By Andy Choi
A scientist team at National Physical Laboratory (NPL) has come up with a novel imaging robotic technique for identifying ripe strawberries from the unripe ones. The robot will be very useful in the agricultural industry by helping reduce wastage of food and enhancing productivity.
Ripe and unripe strawberies
The team has completed a series of tests on strawberries and other crops successfully. The software is built on the logic of learning from past experiences.

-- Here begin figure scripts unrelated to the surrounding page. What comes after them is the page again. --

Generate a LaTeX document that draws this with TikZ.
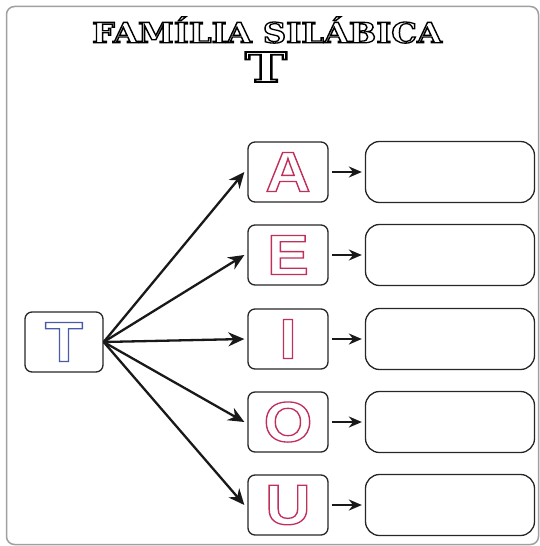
\documentclass[tikz,border=0pt]{standalone}
\usepackage{fontspec}
\usetikzlibrary{arrows.meta}
\newfontfamily\lsans{Liberation Sans}
\newfontfamily\dserif{DejaVu Serif}
\definecolor{crim}{HTML}{C0305A}
\definecolor{tblue}{HTML}{4A5AA8}
\definecolor{framegray}{HTML}{A0A0A0}
\newcommand{\outl}[2]{\special{pdf:literal direct q #1 w 1 Tr}#2\special{pdf:literal direct Q}}
\tikzset{
  vbox/.style={draw=black!85, line width=1.3bp, rounded corners=7bp, minimum width=80bp, minimum height=60bp, inner sep=0pt},
  abox/.style={draw=black!85, line width=1.3bp, rounded corners=14bp, minimum width=169bp, minimum height=61bp, inner sep=0pt},
  bigarrow/.style={line width=2.3bp, black!90, -{Stealth[length=16bp,width=14bp]}},
  smallarrow/.style={line width=2.3bp, black!90, -{Stealth[length=13bp,width=11bp]}},
}
\newcommand{\vowel}[1]{\scalebox{1.1}[1]{\lsans\bfseries\fontsize{57}{60}\selectfont\color{crim}\outl{1.3}{#1}}}
\begin{document}
\begin{tikzpicture}[x=1bp,y=-1bp]
\useasboundingbox (0,0) rectangle (540,546);
\draw[framegray, line width=1.5bp, rounded corners=8bp] (6.5,6.5) rectangle (538.5,544.5);
% title
\node[inner sep=0pt] (title) at (267,30) {\resizebox{350bp}{26bp}{\dserif\bfseries\fontsize{22}{26}\selectfont\outl{1.0}{FAMÍLIA SILÁBICA}}};
\node[inner sep=0pt] (bigT) at (266,67) {\resizebox{42bp}{30bp}{\dserif\bfseries\fontsize{40}{44}\selectfont\outl{1.7}{T}}};
% T box
\node[vbox, minimum width=78bp] (t) at (64,342) {\scalebox{1.1}[1]{\lsans\bfseries\fontsize{57}{60}\selectfont\color{tblue}\outl{1.3}{T}}};
% vowels
\node[vbox] (a) at (288,172) {\vowel{A}};
\node[vbox] (e) at (288,255) {\vowel{E}};
\node[vbox] (i) at (288,339) {\vowel{I}};
\node[vbox] (o) at (288,422) {\vowel{O}};
\node[vbox] (u) at (288,505) {\vowel{U}};
% answer boxes
\node[abox] (ra) at (450,172) {};
\node[abox] (re) at (450,255) {};
\node[abox] (ri) at (450,339) {};
\node[abox] (ro) at (450,422) {};
\node[abox] (ru) at (450,505) {};
% big arrows
\foreach \v in {a,e,i,o,u}{
  \draw[bigarrow] (t.east) -- ([xshift=-3bp]\v.west);
}
% small arrows
\draw[smallarrow] ([xshift=3bp]a.east) -- ([xshift=-3bp]ra.west);
\draw[smallarrow] ([xshift=3bp]e.east) -- ([xshift=-3bp]re.west);
\draw[smallarrow] ([xshift=3bp]i.east) -- ([xshift=-3bp]ri.west);
\draw[smallarrow] ([xshift=3bp]o.east) -- ([xshift=-3bp]ro.west);
\draw[smallarrow] ([xshift=3bp]u.east) -- ([xshift=-3bp]ru.west);
\end{tikzpicture}
\end{document}
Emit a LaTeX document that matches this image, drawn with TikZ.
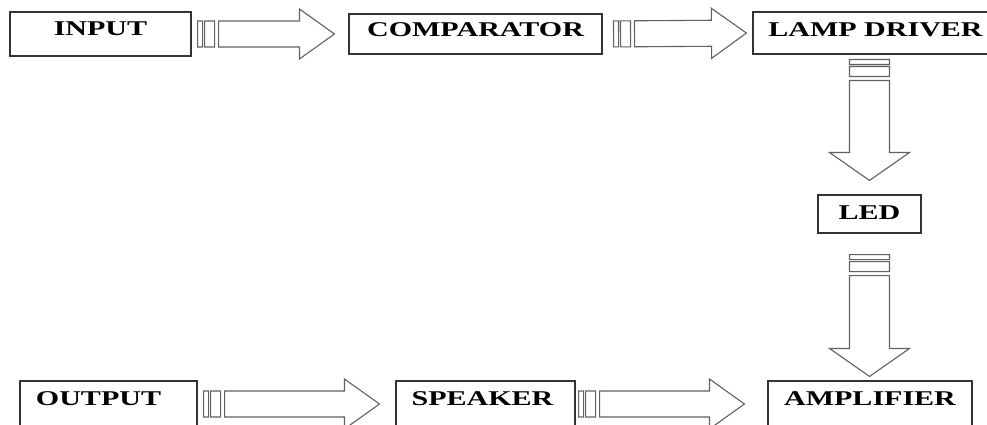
\documentclass[tikz,border=0pt]{standalone}
\usepackage{fontspec}
\newfontfamily\blkfont{Liberation Serif}[FakeStretch=1.43]
\usetikzlibrary{calc}

\begin{document}
\begin{tikzpicture}[
    x=1pt, y=-1pt,
    blk/.style={draw=black!80, line width=1.1pt, fill=white, inner sep=0pt,
      font=\blkfont\bfseries\fontsize{21}{24}\selectfont,
      text height=14pt, text depth=8pt},
    arrowln/.style={draw=black!62, line width=1.1pt, fill=white, line join=miter},
    gapa/.store in=\argapa, gapb/.store in=\argapb,
    shaft/.store in=\arshaft, tiphalf/.store in=\arhead, tiplen/.store in=\arlen,
    gapa=6pt, gapb=6pt, shaft=13pt, tiphalf=25pt, tiplen=35pt,
    vert/.style={shaft=20pt, tiphalf=40pt, tiplen=28pt},
    striped/.style={to path={
      ($(\tikztostart)!\argapa!(\tikztotarget)$) coordinate (aS)
      ($(\tikztotarget)!\argapb!(\tikztostart)$) coordinate (aT)
      % the two bars
      ($(aS)!0pt!(aT)!\arshaft!90:(aT)$) -- ($(aS)!5pt!(aT)!\arshaft!90:(aT)$)
        -- ($(aS)!5pt!(aT)!\arshaft!-90:(aT)$) -- ($(aS)!0pt!(aT)!\arshaft!-90:(aT)$) -- cycle
      ($(aS)!7pt!(aT)!\arshaft!90:(aT)$) -- ($(aS)!17pt!(aT)!\arshaft!90:(aT)$)
        -- ($(aS)!17pt!(aT)!\arshaft!-90:(aT)$) -- ($(aS)!7pt!(aT)!\arshaft!-90:(aT)$) -- cycle
      % shaft and head
      ($(aS)!21pt!(aT)!\arshaft!90:(aT)$)
        -- ($(aT)!\arlen!(aS)!\arshaft!-90:(aS)$)
        -- ($(aT)!\arlen!(aS)!\arhead!-90:(aS)$)
        -- (aT)
        -- ($(aT)!\arlen!(aS)!\arhead!90:(aS)$)
        -- ($(aT)!\arlen!(aS)!\arshaft!90:(aS)$)
        -- ($(aS)!21pt!(aT)!\arshaft!-90:(aT)$) -- cycle
    }}
]
\useasboundingbox (0,0) rectangle (987,425);
\clip (0,0) rectangle (987,425);

% --- top row ---
\node[blk, minimum width=181pt, minimum height=44pt, text depth=10pt] (input) at (100.5,34) {INPUT};
\node[blk, minimum width=253pt, minimum height=40pt] (comparator) at (475.5,34) {COMPARATOR};
\node[blk, minimum width=245pt, minimum height=42pt, text depth=6pt] (lamp) at (875.5,33) {LAMP DRIVER};

% --- right column ---
\node[blk, minimum width=103pt, minimum height=38pt, text depth=4pt] (led) at (869.5,214) {LED};

% --- bottom row ---
\node[blk, minimum width=177pt, minimum height=46pt, text depth=11pt] (output) at (108.5,404) {OUTPUT\hspace*{20pt}};
\node[blk, minimum width=179pt, minimum height=46pt, text depth=11pt] (speaker) at (485.5,404) {SPEAKER\hspace*{6pt}};
\node[blk, minimum width=204pt, minimum height=46pt, text depth=11pt] (amplifier) at (870,404) {AMPLIFIER};

% --- striped arrows ---
\draw[arrowln] (input.east) to[striped, gapa=6pt, gapb=14pt] (comparator.west);
\draw[arrowln] (comparator.east) to[striped, gapa=11pt, gapb=6pt] (lamp.west);
\draw[arrowln] (lamp.south -| led.north) to[striped, vert, gapa=5pt, gapb=14pt] (led.north);
\draw[arrowln] (led.south) to[striped, vert, gapa=21pt, gapb=4pt] (amplifier.north -| led.south);
\draw[arrowln] (output.east) to[striped, gapa=6pt, gapb=16pt] (speaker.west);
\draw[arrowln] (speaker.east) to[striped, gapa=3pt, gapb=23pt] (amplifier.west);

\end{tikzpicture}
\end{document}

The developmental work began in the year 2009 when they first tried to identify the ripeness of cauliflowers, identifying the ripe ones was a problem for farmers as they were covered by leaves. The project was a success but the sale was stalled by cauliflower demand reduced. Dr. Richard Dudley conceptualized the technique and later extended the technique to other fruits and vegetables. He explained that identification of strawberries was relatively easy due to the dry leaves and the high water content in the fruit. For identifying the ripe fruit NPL has utilized radio frequencies, terahertz, microwaves and far-infra red. These four bands in the electromagnetic spectrum are capable of penetrating into the layers of the crop without causing damage to the fruit or vegetables. The technology can identify if the crop satisfies preset criteria for ripeness cost-effectively. The software that drives the identification process has also been developed at NPL. By altering the microwave system the scientists can determine the structure of different crops. Previously measured values taken by observing real crops for size and ripeness level has been fed into the system in the form of an algorithm. The imaging techniques that are being used in this device can be extended for other purposes such as waste management, where it can help in sorting waste into categories like plastics, paper, wood to allow efficient burning to generate energy.